Sonia Delaunay

Sonia Delaunay. Atelier simultané 1923 – 1934
Fondazione Marconi Arte Moderna e Contemporanea, Milan
23 febbraio – 31 marzo 2012

Sonia Delaunay
On February, 22nd the Fondazione Marconi is very pleased to announce the exhibition Sonia Delaunay. Atelier simultané 1923 -1934.

The exhibition is dedicated to the work by Sonia Delaunay, an artist that has transformed the history of art and costume of the last century.

Born in 1885 in Ukraine, her country has been always an important source of inspiration for her work. She has always have had on her mind the colours of clothes of Russian peasants, as the patchwork quilt she made for her son Charles in 1911.

She moved to Paris in 1905 and here she was influenced by Van Gogh and Gauguin’s work and the fauvism. In 1909 she met Robert Delaunay and they got married the following year. They shared an intense feeling for painting and for colours as the essence of painting.

Robert Delaunay writes “Colour, which raises from light – as Apollinaire wrote -, is the base of the painter’s means.
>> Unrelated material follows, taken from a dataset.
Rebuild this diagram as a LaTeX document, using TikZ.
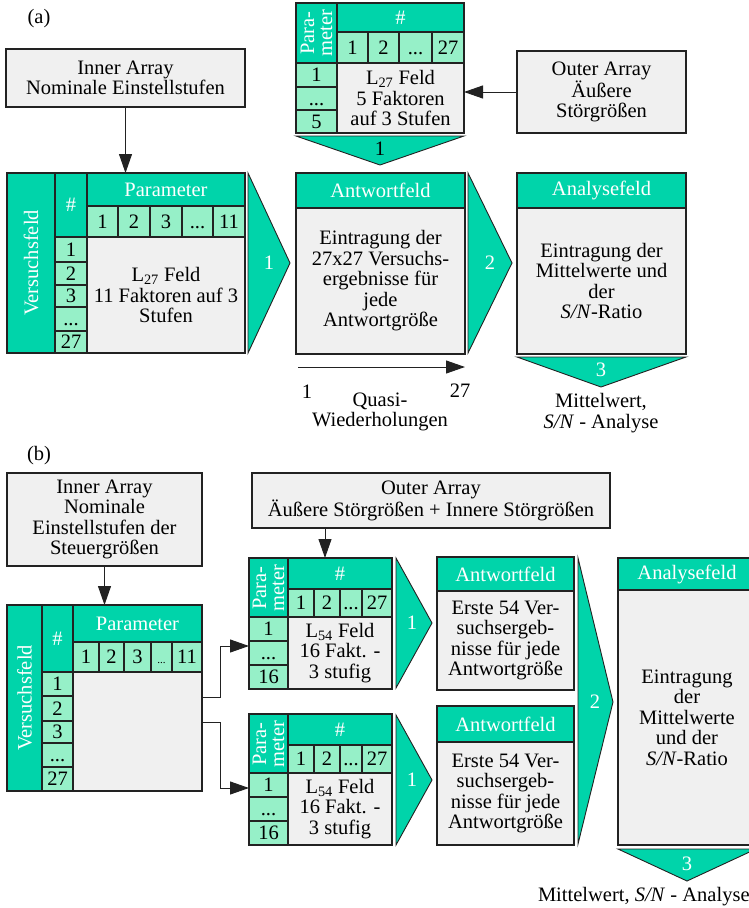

This is how the painter works with physical elements, which must be dominated by his will.” The colours, distributed on the canvas, create connections which ricreate in the eyes of the observer, “what is generally called optical blend.”

Their research, based on Chevreul’ theories on colour and on light refractions, led them to the Orphism movement.

From 1913 Sonia Delaunay turns her attention to tridimensional works: fabrics, clothes, materials, environment with simultaneous contrasts and abstract creations with chromatic relations. In 1923 a Casa in Lione was interested in her drawings for fashion design and in 1924 the artist opens the Atelier Simultané: a workplace characterized by a perfect balance, where the conventional barriers among areas could be torn down.

The exhibition, set up on the two floors of the exhibition space, hosts a significant part of the work by Sonia Delaunay: about two hundred gouaches from 1923 – 1934, where it’s easy to spot her research on colours, on the relation between shape and the background, and her interest for textures and various preparatory studies.

For the gouaches made between 1923 and 1934, Sonia Delaunay spent a great deal of time doing preparatory works which are conserved in the Libri Neri. In the gouaches, the artist anticipates themes developed later by other artists such a Dorazio, Morellet, Calder, Vasarely… even if with different features.

Sonia Delaunay was born in 1885 in Gradiesk, Ukraine, as Sonia Terk Stern, she was raised in St. Petersburg and she soon developed a strong aptitude for art. She studied drawing at the Academie of Karlsruhe, then in 1905 she moved to Paris, where she attended the Académie de la Palette and she started painting under the influence of Post-Impressionism. In 1908 she showed her works at Wilhelm Uhde’s gallery, whom she married the following year. This was a short-lasting marriage, and in 1910 the artist married Robert Delaunay. Together they start a research on light and colour that will come at Orphism movement. Since 1910 she devotes herself to the study of light and of applied arts, focusing her attention to the simultaneous contrasts and to the refraction of light on various supports, experimenting also the collage. In 1913 she had a show at the Erster Deutscher Herbstsalon, then she took part in an important group show dedicated to the international avantgardes hosted at the Galerie Der Sturm in Berlin and the following year in the Salon des Indépendants in Paris. She had different solo shows in various european venues and she took part in the major cutting-edge exhibitions. After the October Revolution she stops receiving the inheritance that assured her family economic stability, and her commitment to the Arts becomes more constant.

She designs ballet sets for Diaghilev (Cléopâtre, 1917) and for the piece by Tristan Tzara Le coeur à gaz (1923), she starts making clothes, fabrics and tapestries and she starts working in the industrial design field. In 1925 she had big success at the International Show of decorative arts in Paris, in the same year she opened a store selling clothes and accessories with the designer Jacques Heim. In the Thirties she joins the group Abstraction-Création and she partecipates at their shows. ln 1937 she works with Robert Delaunay for the decorations of the Esposizione Universale in Paris and the following year the Stedelijk Museum in Amsterdam dedicated to her a wide retrospective exhibition. After the war she takes part in the foundation of the Salon des Réalités Nouvelles, conceived for the promotion of various international artistic movements.

The major museums have set up important exhibitions dedicated to her work since 1950 and she has get various awards for her important part in the diffusion of contemporary art. She died in Paris in 1979.